AVAILABLE DATA:
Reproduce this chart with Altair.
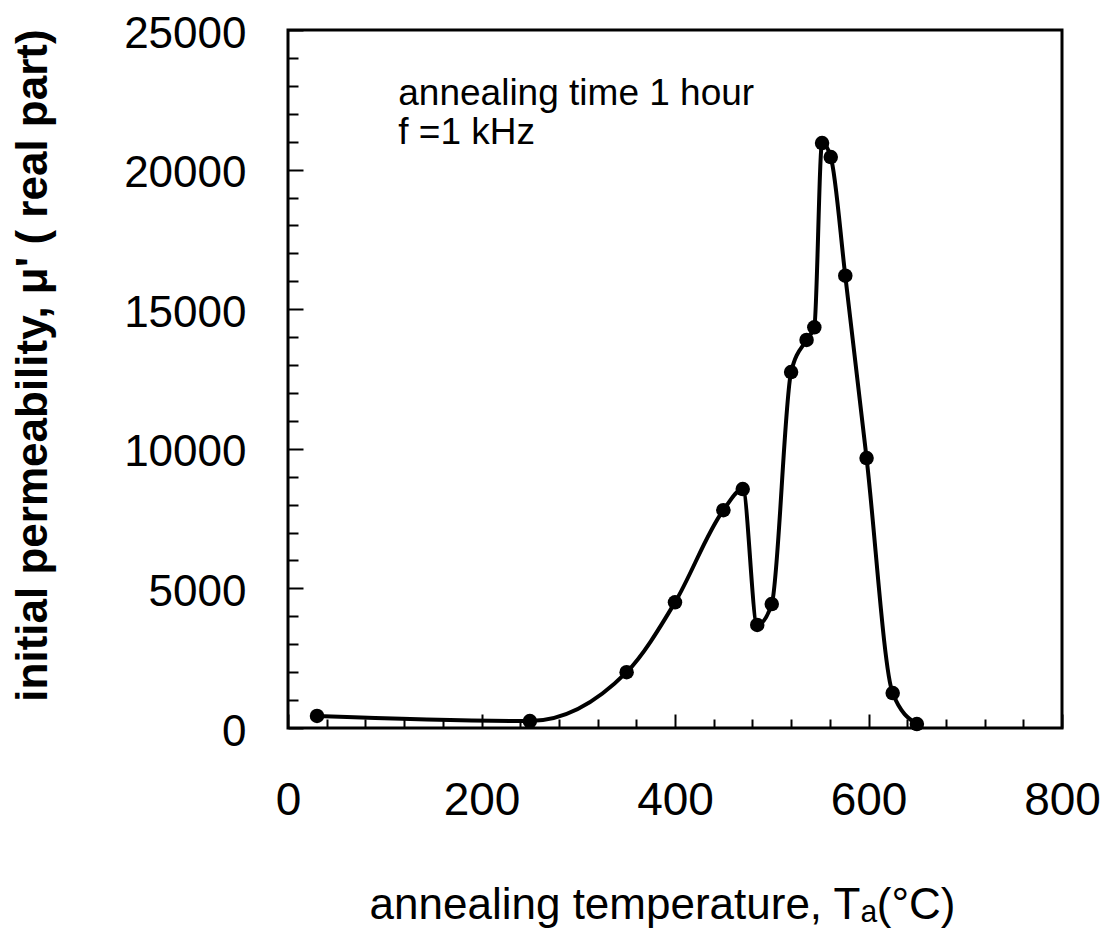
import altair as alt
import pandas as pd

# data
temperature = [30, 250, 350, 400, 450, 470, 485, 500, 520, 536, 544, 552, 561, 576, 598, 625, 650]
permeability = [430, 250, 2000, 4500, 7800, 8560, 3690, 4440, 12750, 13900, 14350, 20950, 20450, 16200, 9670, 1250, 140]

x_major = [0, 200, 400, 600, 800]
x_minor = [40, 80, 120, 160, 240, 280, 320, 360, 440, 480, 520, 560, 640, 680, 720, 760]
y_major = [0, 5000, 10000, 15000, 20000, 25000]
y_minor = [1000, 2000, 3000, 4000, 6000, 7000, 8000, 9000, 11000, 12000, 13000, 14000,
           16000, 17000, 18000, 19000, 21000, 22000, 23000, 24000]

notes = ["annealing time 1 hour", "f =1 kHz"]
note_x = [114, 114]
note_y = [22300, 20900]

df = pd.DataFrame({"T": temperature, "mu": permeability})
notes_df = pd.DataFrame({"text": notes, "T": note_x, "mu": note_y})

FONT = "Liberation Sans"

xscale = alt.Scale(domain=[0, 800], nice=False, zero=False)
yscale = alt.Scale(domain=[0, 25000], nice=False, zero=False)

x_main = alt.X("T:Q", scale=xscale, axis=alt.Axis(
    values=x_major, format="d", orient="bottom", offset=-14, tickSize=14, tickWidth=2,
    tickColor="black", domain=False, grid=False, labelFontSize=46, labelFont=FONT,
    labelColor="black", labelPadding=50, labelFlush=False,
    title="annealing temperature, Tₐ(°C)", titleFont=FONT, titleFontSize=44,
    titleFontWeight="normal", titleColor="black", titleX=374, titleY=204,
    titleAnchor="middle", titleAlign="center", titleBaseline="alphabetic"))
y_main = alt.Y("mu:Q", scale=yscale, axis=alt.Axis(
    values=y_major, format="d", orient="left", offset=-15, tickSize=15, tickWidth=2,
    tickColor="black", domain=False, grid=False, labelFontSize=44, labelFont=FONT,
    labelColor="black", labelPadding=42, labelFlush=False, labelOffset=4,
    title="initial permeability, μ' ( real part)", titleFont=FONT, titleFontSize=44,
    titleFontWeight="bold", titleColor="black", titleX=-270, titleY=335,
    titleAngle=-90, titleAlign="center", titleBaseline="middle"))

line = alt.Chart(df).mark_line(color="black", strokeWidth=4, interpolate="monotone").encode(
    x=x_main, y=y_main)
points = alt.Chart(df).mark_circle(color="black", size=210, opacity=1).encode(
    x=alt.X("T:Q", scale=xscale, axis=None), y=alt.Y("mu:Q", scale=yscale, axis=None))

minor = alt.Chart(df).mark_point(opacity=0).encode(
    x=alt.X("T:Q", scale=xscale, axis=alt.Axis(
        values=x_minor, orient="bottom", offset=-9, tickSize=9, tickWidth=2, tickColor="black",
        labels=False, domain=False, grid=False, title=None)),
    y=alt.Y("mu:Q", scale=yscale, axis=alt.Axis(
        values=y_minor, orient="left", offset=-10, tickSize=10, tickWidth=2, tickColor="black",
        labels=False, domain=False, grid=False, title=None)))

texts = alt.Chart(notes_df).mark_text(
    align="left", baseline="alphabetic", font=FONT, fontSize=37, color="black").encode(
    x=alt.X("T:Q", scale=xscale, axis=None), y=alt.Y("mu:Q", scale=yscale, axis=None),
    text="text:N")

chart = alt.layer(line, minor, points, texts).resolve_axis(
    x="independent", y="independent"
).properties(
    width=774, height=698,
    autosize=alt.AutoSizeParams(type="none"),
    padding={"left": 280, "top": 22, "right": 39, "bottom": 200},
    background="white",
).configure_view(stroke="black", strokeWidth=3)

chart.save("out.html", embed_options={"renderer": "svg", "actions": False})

TASK:
Without the pictures, retype the whole of the material above exactly.

SOLUTION TO THE PROBLEM:
Reproduce this chart with Altair.
import altair as alt
import pandas as pd

# data
temperature = [30, 250, 350, 400, 450, 470, 485, 500, 520, 536, 544, 552, 561, 576, 598, 625, 650]
permeability = [430, 250, 2000, 4500, 7800, 8560, 3690, 4440, 12750, 13900, 14350, 20950, 20450, 16200, 9670, 1250, 140]

x_major = [0, 200, 400, 600, 800]
x_minor = [40, 80, 120, 160, 240, 280, 320, 360, 440, 480, 520, 560, 640, 680, 720, 760]
y_major = [0, 5000, 10000, 15000, 20000, 25000]
y_minor = [1000, 2000, 3000, 4000, 6000, 7000, 8000, 9000, 11000, 12000, 13000, 14000,
           16000, 17000, 18000, 19000, 21000, 22000, 23000, 24000]

notes = ["annealing time 1 hour", "f =1 kHz"]
note_x = [114, 114]
note_y = [22300, 20900]

df = pd.DataFrame({"T": temperature, "mu": permeability})
notes_df = pd.DataFrame({"text": notes, "T": note_x, "mu": note_y})

FONT = "Liberation Sans"

xscale = alt.Scale(domain=[0, 800], nice=False, zero=False)
yscale = alt.Scale(domain=[0, 25000], nice=False, zero=False)

x_main = alt.X("T:Q", scale=xscale, axis=alt.Axis(
    values=x_major, format="d", orient="bottom", offset=-14, tickSize=14, tickWidth=2,
    tickColor="black", domain=False, grid=False, labelFontSize=46, labelFont=FONT,
    labelColor="black", labelPadding=50, labelFlush=False,
    title="annealing temperature, Tₐ(°C)", titleFont=FONT, titleFontSize=44,
    titleFontWeight="normal", titleColor="black", titleX=374, titleY=204,
    titleAnchor="middle", titleAlign="center", titleBaseline="alphabetic"))
y_main = alt.Y("mu:Q", scale=yscale, axis=alt.Axis(
    values=y_major, format="d", orient="left", offset=-15, tickSize=15, tickWidth=2,
    tickColor="black", domain=False, grid=False, labelFontSize=44, labelFont=FONT,
    labelColor="black", labelPadding=42, labelFlush=False, labelOffset=4,
    title="initial permeability, μ' ( real part)", titleFont=FONT, titleFontSize=44,
    titleFontWeight="bold", titleColor="black", titleX=-270, titleY=335,
    titleAngle=-90, titleAlign="center", titleBaseline="middle"))

line = alt.Chart(df).mark_line(color="black", strokeWidth=4, interpolate="monotone").encode(
    x=x_main, y=y_main)
points = alt.Chart(df).mark_circle(color="black", size=210, opacity=1).encode(
    x=alt.X("T:Q", scale=xscale, axis=None), y=alt.Y("mu:Q", scale=yscale, axis=None))

minor = alt.Chart(df).mark_point(opacity=0).encode(
    x=alt.X("T:Q", scale=xscale, axis=alt.Axis(
        values=x_minor, orient="bottom", offset=-9, tickSize=9, tickWidth=2, tickColor="black",
        labels=False, domain=False, grid=False, title=None)),
    y=alt.Y("mu:Q", scale=yscale, axis=alt.Axis(
        values=y_minor, orient="left", offset=-10, tickSize=10, tickWidth=2, tickColor="black",
        labels=False, domain=False, grid=False, title=None)))

texts = alt.Chart(notes_df).mark_text(
    align="left", baseline="alphabetic", font=FONT, fontSize=37, color="black").encode(
    x=alt.X("T:Q", scale=xscale, axis=None), y=alt.Y("mu:Q", scale=yscale, axis=None),
    text="text:N")

chart = alt.layer(line, minor, points, texts).resolve_axis(
    x="independent", y="independent"
).properties(
    width=774, height=698,
    autosize=alt.AutoSizeParams(type="none"),
    padding={"left": 280, "top": 22, "right": 39, "bottom": 200},
    background="white",
).configure_view(stroke="black", strokeWidth=3)

chart.save("out.html", embed_options={"renderer": "svg", "actions": False})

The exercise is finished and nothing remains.